Write out exactly the lines from the start of the entries through the one that contains "import pandas as pd", including both.

Source code of charts
++++++
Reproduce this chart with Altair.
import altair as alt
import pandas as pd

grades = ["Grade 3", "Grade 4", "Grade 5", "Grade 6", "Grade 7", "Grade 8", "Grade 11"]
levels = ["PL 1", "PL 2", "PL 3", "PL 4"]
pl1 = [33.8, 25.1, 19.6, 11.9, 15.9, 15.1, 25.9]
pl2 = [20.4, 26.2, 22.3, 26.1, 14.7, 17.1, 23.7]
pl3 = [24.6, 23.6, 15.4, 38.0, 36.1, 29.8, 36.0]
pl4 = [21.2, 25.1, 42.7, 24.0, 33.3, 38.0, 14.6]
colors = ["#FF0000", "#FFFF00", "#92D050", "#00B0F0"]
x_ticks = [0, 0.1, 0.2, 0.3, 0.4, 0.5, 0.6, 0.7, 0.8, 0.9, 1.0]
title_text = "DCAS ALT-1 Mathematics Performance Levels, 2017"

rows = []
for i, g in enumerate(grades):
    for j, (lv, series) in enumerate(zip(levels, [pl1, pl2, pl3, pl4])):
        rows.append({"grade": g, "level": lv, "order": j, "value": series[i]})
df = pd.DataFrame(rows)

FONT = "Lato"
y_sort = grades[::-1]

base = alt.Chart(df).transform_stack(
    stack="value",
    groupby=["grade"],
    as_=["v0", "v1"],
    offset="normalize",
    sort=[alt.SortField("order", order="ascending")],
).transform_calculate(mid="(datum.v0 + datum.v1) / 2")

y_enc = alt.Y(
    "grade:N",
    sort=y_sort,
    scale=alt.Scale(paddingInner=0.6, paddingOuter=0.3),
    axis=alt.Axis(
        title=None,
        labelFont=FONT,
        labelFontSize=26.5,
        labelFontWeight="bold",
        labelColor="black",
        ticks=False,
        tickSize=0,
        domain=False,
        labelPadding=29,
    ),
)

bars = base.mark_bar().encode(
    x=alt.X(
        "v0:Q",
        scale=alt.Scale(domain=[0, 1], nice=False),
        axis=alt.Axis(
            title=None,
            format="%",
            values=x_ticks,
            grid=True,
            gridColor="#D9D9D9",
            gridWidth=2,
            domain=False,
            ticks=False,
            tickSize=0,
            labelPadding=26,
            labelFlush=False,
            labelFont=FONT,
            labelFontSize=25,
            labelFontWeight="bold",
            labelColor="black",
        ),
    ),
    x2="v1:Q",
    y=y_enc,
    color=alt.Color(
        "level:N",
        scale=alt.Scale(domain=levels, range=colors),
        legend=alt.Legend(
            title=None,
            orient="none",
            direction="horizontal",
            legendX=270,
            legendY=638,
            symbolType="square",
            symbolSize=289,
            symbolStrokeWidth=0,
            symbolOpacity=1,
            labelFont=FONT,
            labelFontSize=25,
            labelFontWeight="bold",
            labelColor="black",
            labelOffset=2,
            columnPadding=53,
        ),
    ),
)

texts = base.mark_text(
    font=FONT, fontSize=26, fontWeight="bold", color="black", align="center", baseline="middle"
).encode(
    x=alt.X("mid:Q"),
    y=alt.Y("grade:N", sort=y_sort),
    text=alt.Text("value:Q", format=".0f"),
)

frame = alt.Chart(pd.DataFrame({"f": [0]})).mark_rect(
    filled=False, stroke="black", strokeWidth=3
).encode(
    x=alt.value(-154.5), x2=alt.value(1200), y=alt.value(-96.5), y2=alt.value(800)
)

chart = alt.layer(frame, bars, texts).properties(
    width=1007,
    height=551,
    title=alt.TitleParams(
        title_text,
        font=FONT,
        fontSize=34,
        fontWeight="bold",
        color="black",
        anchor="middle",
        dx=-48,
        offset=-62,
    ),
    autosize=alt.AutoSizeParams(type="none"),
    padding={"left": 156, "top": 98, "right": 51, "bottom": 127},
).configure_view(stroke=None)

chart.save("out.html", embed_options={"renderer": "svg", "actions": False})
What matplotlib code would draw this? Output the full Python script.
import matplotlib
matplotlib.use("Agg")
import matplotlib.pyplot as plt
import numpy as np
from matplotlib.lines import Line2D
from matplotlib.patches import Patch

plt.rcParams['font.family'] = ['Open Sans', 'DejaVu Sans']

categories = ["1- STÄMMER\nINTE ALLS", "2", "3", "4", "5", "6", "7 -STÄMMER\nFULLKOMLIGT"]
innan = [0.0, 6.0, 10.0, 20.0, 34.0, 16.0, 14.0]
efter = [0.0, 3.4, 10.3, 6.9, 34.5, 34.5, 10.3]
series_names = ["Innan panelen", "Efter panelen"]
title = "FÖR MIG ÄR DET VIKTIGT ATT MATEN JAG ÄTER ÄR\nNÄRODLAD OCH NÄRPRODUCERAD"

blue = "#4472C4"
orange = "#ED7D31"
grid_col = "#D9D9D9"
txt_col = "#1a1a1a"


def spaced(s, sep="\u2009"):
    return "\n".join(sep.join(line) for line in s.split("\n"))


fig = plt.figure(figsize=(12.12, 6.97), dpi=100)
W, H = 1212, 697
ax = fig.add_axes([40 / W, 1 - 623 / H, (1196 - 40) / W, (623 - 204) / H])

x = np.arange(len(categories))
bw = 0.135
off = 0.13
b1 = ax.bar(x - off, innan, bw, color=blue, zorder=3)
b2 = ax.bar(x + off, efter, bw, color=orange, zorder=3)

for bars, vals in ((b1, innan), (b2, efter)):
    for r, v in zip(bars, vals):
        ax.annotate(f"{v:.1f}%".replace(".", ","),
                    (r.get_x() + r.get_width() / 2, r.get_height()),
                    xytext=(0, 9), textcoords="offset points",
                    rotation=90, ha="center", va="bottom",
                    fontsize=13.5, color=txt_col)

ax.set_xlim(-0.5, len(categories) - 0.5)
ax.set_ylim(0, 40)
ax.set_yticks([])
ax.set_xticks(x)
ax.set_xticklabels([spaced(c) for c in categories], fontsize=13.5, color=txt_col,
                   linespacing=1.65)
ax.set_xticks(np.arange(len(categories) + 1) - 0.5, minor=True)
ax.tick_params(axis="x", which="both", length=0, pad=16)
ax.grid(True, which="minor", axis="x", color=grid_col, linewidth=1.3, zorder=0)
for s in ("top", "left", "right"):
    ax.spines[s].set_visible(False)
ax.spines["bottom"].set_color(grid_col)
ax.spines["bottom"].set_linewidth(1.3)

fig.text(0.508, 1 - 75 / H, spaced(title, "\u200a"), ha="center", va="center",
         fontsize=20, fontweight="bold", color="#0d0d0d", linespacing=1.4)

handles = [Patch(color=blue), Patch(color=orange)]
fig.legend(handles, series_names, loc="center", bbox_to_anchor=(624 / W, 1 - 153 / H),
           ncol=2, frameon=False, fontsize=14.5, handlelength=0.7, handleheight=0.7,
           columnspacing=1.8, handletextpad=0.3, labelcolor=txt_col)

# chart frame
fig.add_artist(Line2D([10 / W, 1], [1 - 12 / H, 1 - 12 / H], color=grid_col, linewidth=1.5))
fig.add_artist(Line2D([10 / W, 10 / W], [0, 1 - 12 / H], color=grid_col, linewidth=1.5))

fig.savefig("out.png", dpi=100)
++++++
[Expected answer]:
Reproduce this chart with Altair.
import altair as alt
import pandas as pd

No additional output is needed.